»Ach!«, hätte Loriot erneut gesagt. Und weiter? Die Sache wird leider nicht besser, wenn es um Wahrnehmung von Magnetfeldern geht: »Verhaltensstudien zeigten, dass der biologische Inklinationskompass durch Licht aktiviert wird und offenbar im Auge lokalisiert ist. Der ominöse Magnetfühler müsse aus Molekülen in der Netzhaut bestehen. Angeregt durch Licht komme es zu einer Elektronenübertragung …, dabei entstünden freie Elektronen – ein Radikalpaar … die Forscher sprechen von einem Singulett- und Triplettzustand.«
Wer Wissenschaft vermittelt, will sie doch zum Gegenstand eines anregenden Gesprächs machen. Wie dies mit den oben zitierten Informationen gelingen soll, bleibt ebenso schleierhaft wie die Herkunft der Überzeugung mancher Vermittler, sie hätten mit ihren Sätzen etwas erklärt. Da gibt es zum Beispiel einen Aufsatz über »Entzauberte Antioxidanzien«, der mit seinem Titel doch behauptet, alles erklärt zu haben. Zum Beispiel so: »Einige Arten von freien Radikalen fördern möglicherweise die Gesundheit …, indem sie oxidativen Stress verursachen. Bestimmte freie Radikale stimulieren die zellulären Reparaturmechanismen eines Organismus. Wurmmutanten, die überdurchschnittlich viele Superoxide bilden, leben länger, büßen den Zugewinn an Lebensdauer aber mit antioxidanzienangereicherter Nahrung wieder ein.«
Jetzt sollte alles klar sein, aber nur für denjenigen, der schon vorher wusste, worum es ging. Tatsächlich zeigt die Verwendung der Vokabel »Entzauberung« nicht nur eine grobe Überschätzung des eigenen Verstehens – wer den Beitrag liest, findet nur mehr Komplexität des Geschehens. Der Rückgriff auf die Entzauberung lässt eine Unterwerfung der Vermittler unter das aus dem Jahre 1917 stammende Verdikt des Soziologen Max Weber erkennen, der den Wissenschaftlern vorwarf, die Welt entzaubert und also langweilig gemacht zu haben. Welcher Forscher hat jemals die Welt entzaubert und aufgehört, sich zu wundern? Die Geheimnisse der Natur werden durch die Wissenschaft nicht ge- oder erklärt. Sie werden durch tiefere Geheimnisse ersetzt, wie sich an dem Beispiel des freien Falls zeigen lässt und wie jeder durch eigene Erfahrungen prüfen kann. Der freie Fall beschäftigt die Menschen seit der Antike, als etwa Aristoteles die Idee vortrug, dass Dinge ihren Platz in der Welt haben und sich zu ihm hinbewegen. Solch eine zielgerichtete Erklärung wurde im 17. Jahrhundert durch Newton aufgegeben, der das Fallen von Gegenständen auf eine Schwerkraft zurückführte. Wenn heute der Physiklehrer fragt, warum Dinge nach unten fallen, darf man nicht antworten, dass dies daran liegt, dass die, die nach oben fallen, längst weg sind. Man muss »Schwerkraft« sagen – und sollte dann zurückfragen, was das ist und wie sie zustande kommt. Dies bleibt trotz vieler Jahrhunderte und trotz Einstein ein Geheimnis, und zwar eines, das tiefer reicht als das Fallen selbst.

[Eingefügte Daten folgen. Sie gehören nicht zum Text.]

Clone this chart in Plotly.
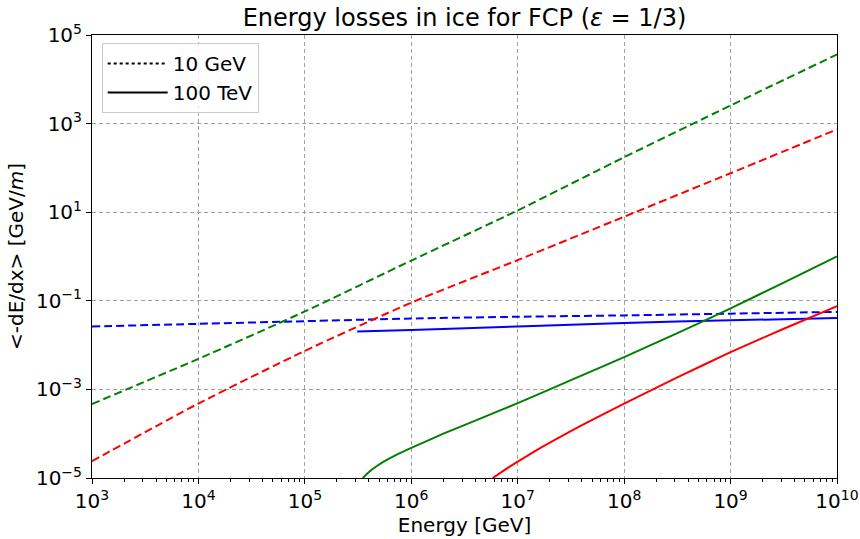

Wer sich auch nur etwas Mühe mit der Wissenschaft macht, wird bemerken, dass die Welt durch ihre Erklärungen gerade nicht ent-, sondern vielmehr verzaubert wird. Es gibt keine endgültigen Antworten und immer nur neue Fragen. Die wissenschaftlich erfasste Welt ist nicht langweilig, wie die Soziologen dies gerne hätten. Sie steckt voller Geheimnisse, die an Tiefe zunehmen und immer neue Generationen von Forschern locken und vor allem junge Menschen begeistern können. Mit dem Nobelpreis fängt das Staunen erst an. Nur ist darüber nichts zu lesen. So verschwinden die Namen der Preisträger aus dem Gedächtnis, bevor sie überhaupt geehrt werden. Die Vermittlung von Wissenschaft muss sich gewaltig ändern.